For many years the world over, mountain huts have sheltered backcountry travelers such as skiers and mountaineers. In Europe, hundreds of huts hang from mountainsides, and many have been in use for over a century. Likewise, mountain huts are a noble tradition in Canada and the northeast United States. For example, the Carter Notch Hut in New Hampshire was built in 1904, and is perhaps the oldest all-season mountaineering hut still in use in the United States. Early huts in the western U.S. were fewer, but they existed in the northwest and California.
The word “hut” originally meant a small shack, often hastily built and impermanent. With the advent of modern backcountry recreation the word has taken on a new meaning, and describes everything from one-room shelters to structures that include multiple bedrooms, indoor plumbing, and comfortable heating.
In the 1940s in Colorado, a chain of huts (used as sheep herder shelters and Forest Service guard shacks) cut through what is now the Maroon Bells-Snowmass Wilderness, and other huts were built near the populous Front Range cities such as Denver. The best known of Colorado’s eastern huts is the Fern Lake Lodge, a cabin in Rocky Mountain National Park used by enthusiastic skiers as early as 1916.
The first true ski hut (that used mostly for a skiing basecamp) in Colorado was probably created in the late 1940s, when Billie Tagert and his friends fixed up an old miner’s cabin at the head of Castle Creek near Aspen. Tagert and his group loved ski mountaineering, but they knew that skiing with a load of camp gear could turn fun into plain toil. The “hut trend” started by Tagert has changed all that. Since those old-timers skied to Fern Lake and Castle Creek, scores of huts have been built in Colorado. They range from primitive to palatial, but have one thing in common: popularity. In the Colorado backcountry, winter camping is now an option rather than a necessity.
The Castle Creek “Tagert Hut” was subsequently rebuilt, and is now part of the Alfred A. Braun Hut System — Colorado’s first ski oriented hut system. The idea for the Braun hut system was originally voiced by Stuart and Isabel Mace, of Ashcroft, in the early 1950’s. Today seven high mountain cabins provide skiers with nearly endless skiing and mountaineering opportunities in the spectacular Elk Mountain Range. The huts can be skied hut-to-hut or out and back from trailheads in the Aspen area.
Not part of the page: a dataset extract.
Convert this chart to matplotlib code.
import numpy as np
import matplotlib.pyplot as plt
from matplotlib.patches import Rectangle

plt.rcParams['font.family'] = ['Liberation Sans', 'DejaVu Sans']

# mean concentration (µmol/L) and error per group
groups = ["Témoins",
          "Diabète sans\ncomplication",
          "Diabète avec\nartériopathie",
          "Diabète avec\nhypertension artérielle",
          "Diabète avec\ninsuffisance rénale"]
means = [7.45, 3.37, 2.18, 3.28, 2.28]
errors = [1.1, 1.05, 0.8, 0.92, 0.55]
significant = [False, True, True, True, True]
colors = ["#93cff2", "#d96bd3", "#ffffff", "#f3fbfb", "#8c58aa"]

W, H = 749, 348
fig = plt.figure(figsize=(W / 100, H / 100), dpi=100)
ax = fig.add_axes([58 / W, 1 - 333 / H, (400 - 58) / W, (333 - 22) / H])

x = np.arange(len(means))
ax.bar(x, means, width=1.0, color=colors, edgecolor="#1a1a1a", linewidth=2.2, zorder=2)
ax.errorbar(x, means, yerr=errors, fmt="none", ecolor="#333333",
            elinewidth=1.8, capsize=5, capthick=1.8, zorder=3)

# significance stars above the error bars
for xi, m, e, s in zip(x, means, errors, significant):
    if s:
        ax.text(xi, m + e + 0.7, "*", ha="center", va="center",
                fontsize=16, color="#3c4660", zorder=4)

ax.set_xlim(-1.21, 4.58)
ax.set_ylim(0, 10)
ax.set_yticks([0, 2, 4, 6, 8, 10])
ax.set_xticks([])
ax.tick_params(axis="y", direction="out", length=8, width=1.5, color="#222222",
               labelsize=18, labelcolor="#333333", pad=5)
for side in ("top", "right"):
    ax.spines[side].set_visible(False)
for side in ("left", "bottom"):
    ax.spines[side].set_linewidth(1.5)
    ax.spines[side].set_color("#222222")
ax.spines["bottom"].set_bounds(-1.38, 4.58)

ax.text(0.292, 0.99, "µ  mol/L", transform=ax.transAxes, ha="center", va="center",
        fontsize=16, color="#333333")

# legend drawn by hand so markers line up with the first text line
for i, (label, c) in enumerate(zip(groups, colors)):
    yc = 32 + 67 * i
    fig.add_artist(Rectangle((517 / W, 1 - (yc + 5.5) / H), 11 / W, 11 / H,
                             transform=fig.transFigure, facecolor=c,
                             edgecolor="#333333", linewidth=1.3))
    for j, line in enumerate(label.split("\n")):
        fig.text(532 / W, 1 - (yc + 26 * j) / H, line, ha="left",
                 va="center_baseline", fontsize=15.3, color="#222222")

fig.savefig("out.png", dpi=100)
The Tagert and Green Wilson Huts can also be used in conjunction with the Friends’ Hut, to ski between the towns of Aspen and Crested Butte. The hut system is named after the late Fred Braun who managed it for over twenty years. Braun is also known as the founder of Mountain Rescue Aspen.
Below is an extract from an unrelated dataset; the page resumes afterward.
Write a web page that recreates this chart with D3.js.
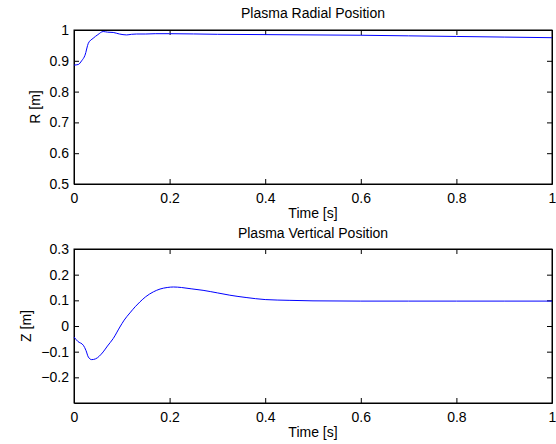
<!DOCTYPE html>
<html>
<head>
<meta charset="utf-8">
<title>Plasma Position</title>
<script src="https://d3js.org/d3.v7.min.js"></script>
<style>
  body { margin: 0; background: #fff; }
  text { font-family: "Liberation Sans", Arial, sans-serif; fill: #000; }
</style>
</head>
<body>
<div id="chart"></div>
<script>
/* global d3 */

// radial position R [m] vs time [s]
const timeR = [0, 0.009, 0.016, 0.023, 0.03, 0.04, 0.05, 0.061, 0.07, 0.082, 0.095, 0.11, 0.12, 0.131, 0.15, 0.17, 0.2, 0.3, 0.4, 0.5, 0.6, 0.7, 0.8, 0.9, 1.0];
const radius = [0.886, 0.888, 0.9, 0.918, 0.957, 0.973, 0.985, 0.995, 0.993, 0.992, 0.987, 0.984, 0.986, 0.987, 0.987, 0.988, 0.988, 0.986, 0.985, 0.984, 0.983, 0.981, 0.979, 0.977, 0.975];

// vertical position Z [m] vs time [s]
const timeZ = [0, 0.008, 0.0195, 0.025, 0.03, 0.037, 0.045, 0.061, 0.07, 0.082, 0.096, 0.105, 0.117, 0.128, 0.138, 0.15, 0.166, 0.18, 0.195, 0.208, 0.225, 0.245, 0.27, 0.3, 0.326, 0.36, 0.4, 0.45, 0.5, 0.6, 0.7, 0.8, 0.9, 1.0];
const zpos = [-0.043, -0.06, -0.075, -0.095, -0.121, -0.131, -0.128, -0.101, -0.078, -0.049, -0.004, 0.023, 0.051, 0.075, 0.094, 0.114, 0.133, 0.144, 0.15, 0.152, 0.15, 0.145, 0.139, 0.129, 0.12, 0.111, 0.103, 0.1, 0.098, 0.097, 0.097, 0.097, 0.097, 0.097];

const xTicks = [0, 0.2, 0.4, 0.6, 0.8, 1];
const rTicks = [0.5, 0.6, 0.7, 0.8, 0.9, 1];
const zTicks = [-0.2, -0.1, 0, 0.1, 0.2, 0.3];

const W = 556, H = 444;
const left = 74, right = 552;
const fs = '14px';

const svg = d3.select('#chart').append('svg')
  .attr('width', W).attr('height', H);

function panel(cfg) {
  const x = d3.scaleLinear().domain([0, 1]).range([left, right]);
  const y = d3.scaleLinear().domain(cfg.ydom).range([cfg.bottom, cfg.top]);
  const g = svg.append('g');
  const tl = 5;

  g.append('g').attr('transform', `translate(0,${cfg.bottom})`)
    .call(d3.axisBottom(x).tickValues(xTicks).tickSizeInner(-tl).tickSizeOuter(0).tickPadding(9).tickFormat(d3.format('')));
  g.append('g').attr('transform', `translate(0,${cfg.top})`)
    .call(d3.axisTop(x).tickValues(xTicks).tickSizeInner(-tl).tickSizeOuter(0).tickFormat(''));
  g.append('g').attr('transform', `translate(${left},0)`)
    .call(d3.axisLeft(y).tickValues(cfg.yticks).tickSizeInner(-tl).tickSizeOuter(0).tickPadding(5)
      .tickFormat(d => d < 0 ? '\u2212' + Math.abs(d) : String(d)));
  g.append('g').attr('transform', `translate(${right},0)`)
    .call(d3.axisRight(y).tickValues(cfg.yticks).tickSizeInner(-tl).tickSizeOuter(0).tickFormat(''));

  g.selectAll('.domain').attr('stroke', '#000');
  g.selectAll('.tick line').attr('stroke', '#000');
  g.selectAll('.tick text').style('font-size', fs).style('font-family', '"Liberation Sans", Arial, sans-serif');

  g.append('rect')
    .attr('x', left).attr('y', cfg.top)
    .attr('width', right - left).attr('height', cfg.bottom - cfg.top)
    .attr('fill', 'none').attr('stroke', '#000').attr('stroke-width', 1);

  const line = d3.line().curve(d3.curveMonotoneX)
    .x((d, i) => x(cfg.t[i])).y(d => y(d));
  g.append('path').datum(cfg.v)
    .attr('d', line).attr('fill', 'none')
    .attr('stroke', '#0000ff').attr('stroke-width', 1);

  g.append('text').attr('x', 313).attr('y', cfg.titleY)
    .attr('text-anchor', 'middle').style('font-size', fs).text(cfg.title);
  g.append('text').attr('x', 313).attr('y', cfg.bottom + 34)
    .attr('text-anchor', 'middle').style('font-size', fs).text('Time [s]');
  g.append('text')
    .attr('transform', `translate(${cfg.ylx},${(cfg.top + cfg.bottom) / 2}) rotate(-90)`)
    .attr('text-anchor', 'middle').style('font-size', fs).text(cfg.ylabel);
}

panel({ top: 30, bottom: 184, ydom: [0.5, 1], yticks: rTicks, t: timeR, v: radius,
  title: 'Plasma Radial Position', titleY: 18, ylabel: 'R [m]', ylx: 40 });
panel({ top: 249, bottom: 403, ydom: [-0.3, 0.3], yticks: zTicks, t: timeZ, v: zpos,
  title: 'Plasma Vertical Position', titleY: 238, ylabel: 'Z [m]', ylx: 31 });
</script>
</body>
</html>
The most extensive of the Colorado ski hut systems is managed by the 10th Mountain Division Hut Association. A nonprofit corporation, “10th Mountain” was formed in the early 1980s by several Aspen skiers, including 10th Mountain Division veteran Fritz Benedict, who cherished the perfect ski touring between Vail and Aspen. From the start the group set their sights on a trail with closely spaced huts, all accessible via intermediate ski touring trails.
The first 10th Mountain Division Huts built were the McNamara and Margy’s, completed during the summer of 1982. In the ensuing decade eight more huts were completed, with several more in recent years, for a total of 14 huts owned by 10th Mountain. What’s more, as 10th Mountain grew it became the source for central Colorado hut reservations, and now books 38 huts: 10th Mountain owned (14), Alfred A. Braun Hut System (7), the Friends’ Hut (1), the Summit Huts Association (5 ), the Grand Huts Association (1), as well as privately owned huts (10).
The name “10th Mountain” honors the soldiers of the 10th Mountain Division of the U.S. Army. Five of the 10th Mountain Division Huts were built with donations from family and friends to honor soldiers of the 10th Mountain Division who died in World War II.
In the early 1940s, with the world at the brink of World War II, the U.S. War Department began experimenting with mountain troops. It was soon obvious that having troops trained for the mountains was necessary. A training ground was chosen in Colorado’s Eagle River Valley just to the north of Tennessee Pass. Known as Camp Hale, the site became home to more than 11,000 troops in December 1942.
The troops trained for about two years at Camp Hale, then moved to Washington and Texas. By January of 1945 the 10th Mountain Division was in Italy, where they played a crucial role in several battles. The men of the 10th developed a strong camaraderie, and many gained a love for Colorado as well. After the war, hundreds of 10th vets returned to Colorado to settle down. With their ski skills, many of these men were key figures in the development of Colorado’s ski industry.
Did the 10th soldiers use huts? No doubt they used cabins and shelters by opportunity, both in Colorado and in Europe. Their most well documented use of a ski hut is when a small group in 1944 bunked for a night in a cabin near the confluence of Halfmoon Creek and North Halfmoon Creek, during their legendary “Trooper” ski traverse from Leadville to Aspen. The cabin was intact up to 2005, when it burned down.